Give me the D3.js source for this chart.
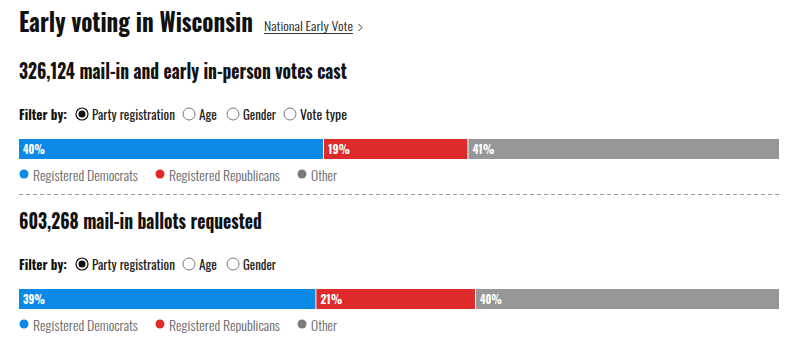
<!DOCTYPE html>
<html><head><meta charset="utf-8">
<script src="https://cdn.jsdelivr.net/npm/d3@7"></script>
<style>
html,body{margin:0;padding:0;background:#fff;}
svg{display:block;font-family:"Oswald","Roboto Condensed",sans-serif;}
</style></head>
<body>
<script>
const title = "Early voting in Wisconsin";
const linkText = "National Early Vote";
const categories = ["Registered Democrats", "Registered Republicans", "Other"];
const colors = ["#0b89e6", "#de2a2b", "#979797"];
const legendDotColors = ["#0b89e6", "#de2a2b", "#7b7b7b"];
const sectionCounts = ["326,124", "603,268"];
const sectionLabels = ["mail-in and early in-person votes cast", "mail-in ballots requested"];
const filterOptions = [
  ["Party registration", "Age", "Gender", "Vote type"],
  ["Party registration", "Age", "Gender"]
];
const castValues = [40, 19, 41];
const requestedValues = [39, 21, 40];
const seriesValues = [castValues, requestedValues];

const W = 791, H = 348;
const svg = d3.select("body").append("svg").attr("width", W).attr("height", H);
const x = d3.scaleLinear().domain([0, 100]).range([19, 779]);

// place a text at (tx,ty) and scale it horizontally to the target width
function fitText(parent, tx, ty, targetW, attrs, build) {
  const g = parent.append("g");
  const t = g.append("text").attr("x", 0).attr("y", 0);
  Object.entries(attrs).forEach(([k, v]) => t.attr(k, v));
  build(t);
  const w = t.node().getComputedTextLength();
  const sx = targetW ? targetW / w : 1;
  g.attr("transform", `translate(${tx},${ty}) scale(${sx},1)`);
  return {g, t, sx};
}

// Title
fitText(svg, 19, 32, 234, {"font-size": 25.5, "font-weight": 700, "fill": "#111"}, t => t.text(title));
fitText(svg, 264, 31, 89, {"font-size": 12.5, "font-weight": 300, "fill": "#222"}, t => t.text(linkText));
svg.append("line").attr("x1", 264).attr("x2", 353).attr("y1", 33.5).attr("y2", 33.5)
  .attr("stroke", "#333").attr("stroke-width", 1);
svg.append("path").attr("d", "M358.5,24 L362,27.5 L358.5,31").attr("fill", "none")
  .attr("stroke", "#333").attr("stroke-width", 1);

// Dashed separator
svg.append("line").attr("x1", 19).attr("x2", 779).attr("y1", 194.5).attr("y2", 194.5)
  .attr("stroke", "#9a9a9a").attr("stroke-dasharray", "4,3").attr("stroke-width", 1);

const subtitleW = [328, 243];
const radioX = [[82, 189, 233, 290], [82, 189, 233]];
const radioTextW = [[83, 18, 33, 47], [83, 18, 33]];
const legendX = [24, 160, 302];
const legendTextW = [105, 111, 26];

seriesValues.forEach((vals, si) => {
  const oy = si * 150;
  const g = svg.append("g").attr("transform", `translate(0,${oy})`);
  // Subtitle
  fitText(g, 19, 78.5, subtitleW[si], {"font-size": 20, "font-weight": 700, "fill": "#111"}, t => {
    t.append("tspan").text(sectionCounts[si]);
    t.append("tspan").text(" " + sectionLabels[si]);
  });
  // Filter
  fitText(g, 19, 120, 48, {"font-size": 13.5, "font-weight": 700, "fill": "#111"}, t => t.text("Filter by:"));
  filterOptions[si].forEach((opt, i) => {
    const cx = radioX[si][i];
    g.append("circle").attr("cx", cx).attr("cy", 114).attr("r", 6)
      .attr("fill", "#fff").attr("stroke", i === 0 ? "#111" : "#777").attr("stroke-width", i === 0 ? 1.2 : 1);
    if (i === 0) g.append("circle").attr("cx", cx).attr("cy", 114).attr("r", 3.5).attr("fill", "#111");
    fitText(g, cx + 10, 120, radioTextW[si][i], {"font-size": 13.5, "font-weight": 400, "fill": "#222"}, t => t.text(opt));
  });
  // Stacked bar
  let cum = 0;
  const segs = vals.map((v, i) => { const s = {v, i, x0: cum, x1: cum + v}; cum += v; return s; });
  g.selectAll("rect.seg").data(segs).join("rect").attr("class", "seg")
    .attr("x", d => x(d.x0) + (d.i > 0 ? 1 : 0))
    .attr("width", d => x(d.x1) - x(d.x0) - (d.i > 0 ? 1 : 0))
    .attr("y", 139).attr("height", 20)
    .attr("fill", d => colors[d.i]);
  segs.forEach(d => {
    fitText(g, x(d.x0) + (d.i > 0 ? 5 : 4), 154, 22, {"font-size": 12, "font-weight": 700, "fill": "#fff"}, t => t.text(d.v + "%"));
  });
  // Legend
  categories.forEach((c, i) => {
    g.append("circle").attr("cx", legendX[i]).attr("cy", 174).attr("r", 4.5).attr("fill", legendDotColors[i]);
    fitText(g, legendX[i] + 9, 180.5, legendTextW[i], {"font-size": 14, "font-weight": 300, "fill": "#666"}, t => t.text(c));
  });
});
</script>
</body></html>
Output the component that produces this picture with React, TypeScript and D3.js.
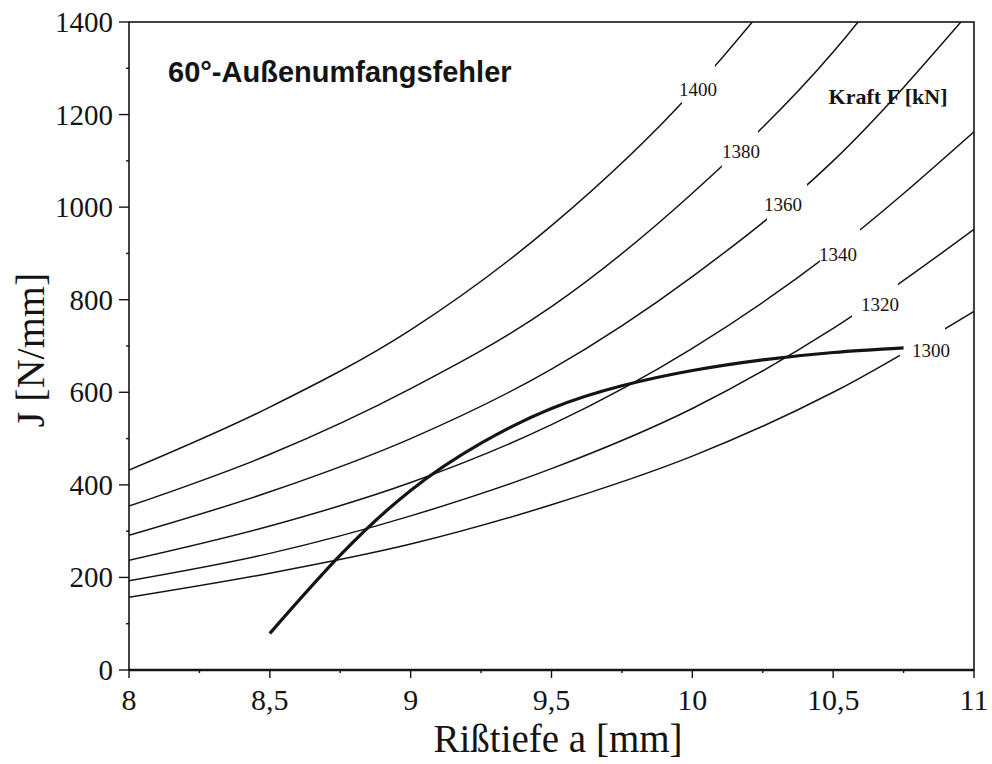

YOUR OBJECTIVE>
Copy every record character for character. Skip the pictures.

ANSWER FOR THIS EXERCISE>
Give me the D3.js source for this chart.
<!DOCTYPE html>
<html><head><meta charset="utf-8">
<script src="https://cdn.jsdelivr.net/npm/d3@7"></script>
<style>
html,body{margin:0;padding:0;background:#fff;}
svg{display:block;font-family:"Oswald","Roboto Condensed",sans-serif;}
</style></head>
<body>
<script>
const title = "Early voting in Wisconsin";
const linkText = "National Early Vote";
const categories = ["Registered Democrats", "Registered Republicans", "Other"];
const colors = ["#0b89e6", "#de2a2b", "#979797"];
const legendDotColors = ["#0b89e6", "#de2a2b", "#7b7b7b"];
const sectionCounts = ["326,124", "603,268"];
const sectionLabels = ["mail-in and early in-person votes cast", "mail-in ballots requested"];
const filterOptions = [
  ["Party registration", "Age", "Gender", "Vote type"],
  ["Party registration", "Age", "Gender"]
];
const castValues = [40, 19, 41];
const requestedValues = [39, 21, 40];
const seriesValues = [castValues, requestedValues];

const W = 791, H = 348;
const svg = d3.select("body").append("svg").attr("width", W).attr("height", H);
const x = d3.scaleLinear().domain([0, 100]).range([19, 779]);

// place a text at (tx,ty) and scale it horizontally to the target width
function fitText(parent, tx, ty, targetW, attrs, build) {
  const g = parent.append("g");
  const t = g.append("text").attr("x", 0).attr("y", 0);
  Object.entries(attrs).forEach(([k, v]) => t.attr(k, v));
  build(t);
  const w = t.node().getComputedTextLength();
  const sx = targetW ? targetW / w : 1;
  g.attr("transform", `translate(${tx},${ty}) scale(${sx},1)`);
  return {g, t, sx};
}

// Title
fitText(svg, 19, 32, 234, {"font-size": 25.5, "font-weight": 700, "fill": "#111"}, t => t.text(title));
fitText(svg, 264, 31, 89, {"font-size": 12.5, "font-weight": 300, "fill": "#222"}, t => t.text(linkText));
svg.append("line").attr("x1", 264).attr("x2", 353).attr("y1", 33.5).attr("y2", 33.5)
  .attr("stroke", "#333").attr("stroke-width", 1);
svg.append("path").attr("d", "M358.5,24 L362,27.5 L358.5,31").attr("fill", "none")
  .attr("stroke", "#333").attr("stroke-width", 1);

// Dashed separator
svg.append("line").attr("x1", 19).attr("x2", 779).attr("y1", 194.5).attr("y2", 194.5)
  .attr("stroke", "#9a9a9a").attr("stroke-dasharray", "4,3").attr("stroke-width", 1);

const subtitleW = [328, 243];
const radioX = [[82, 189, 233, 290], [82, 189, 233]];
const radioTextW = [[83, 18, 33, 47], [83, 18, 33]];
const legendX = [24, 160, 302];
const legendTextW = [105, 111, 26];

seriesValues.forEach((vals, si) => {
  const oy = si * 150;
  const g = svg.append("g").attr("transform", `translate(0,${oy})`);
  // Subtitle
  fitText(g, 19, 78.5, subtitleW[si], {"font-size": 20, "font-weight": 700, "fill": "#111"}, t => {
    t.append("tspan").text(sectionCounts[si]);
    t.append("tspan").text(" " + sectionLabels[si]);
  });
  // Filter
  fitText(g, 19, 120, 48, {"font-size": 13.5, "font-weight": 700, "fill": "#111"}, t => t.text("Filter by:"));
  filterOptions[si].forEach((opt, i) => {
    const cx = radioX[si][i];
    g.append("circle").attr("cx", cx).attr("cy", 114).attr("r", 6)
      .attr("fill", "#fff").attr("stroke", i === 0 ? "#111" : "#777").attr("stroke-width", i === 0 ? 1.2 : 1);
    if (i === 0) g.append("circle").attr("cx", cx).attr("cy", 114).attr("r", 3.5).attr("fill", "#111");
    fitText(g, cx + 10, 120, radioTextW[si][i], {"font-size": 13.5, "font-weight": 400, "fill": "#222"}, t => t.text(opt));
  });
  // Stacked bar
  let cum = 0;
  const segs = vals.map((v, i) => { const s = {v, i, x0: cum, x1: cum + v}; cum += v; return s; });
  g.selectAll("rect.seg").data(segs).join("rect").attr("class", "seg")
    .attr("x", d => x(d.x0) + (d.i > 0 ? 1 : 0))
    .attr("width", d => x(d.x1) - x(d.x0) - (d.i > 0 ? 1 : 0))
    .attr("y", 139).attr("height", 20)
    .attr("fill", d => colors[d.i]);
  segs.forEach(d => {
    fitText(g, x(d.x0) + (d.i > 0 ? 5 : 4), 154, 22, {"font-size": 12, "font-weight": 700, "fill": "#fff"}, t => t.text(d.v + "%"));
  });
  // Legend
  categories.forEach((c, i) => {
    g.append("circle").attr("cx", legendX[i]).attr("cy", 174).attr("r", 4.5).attr("fill", legendDotColors[i]);
    fitText(g, legendX[i] + 9, 180.5, legendTextW[i], {"font-size": 14, "font-weight": 300, "fill": "#666"}, t => t.text(c));
  });
});
</script>
</body></html>
Output the component that produces this picture with React, TypeScript and D3.js.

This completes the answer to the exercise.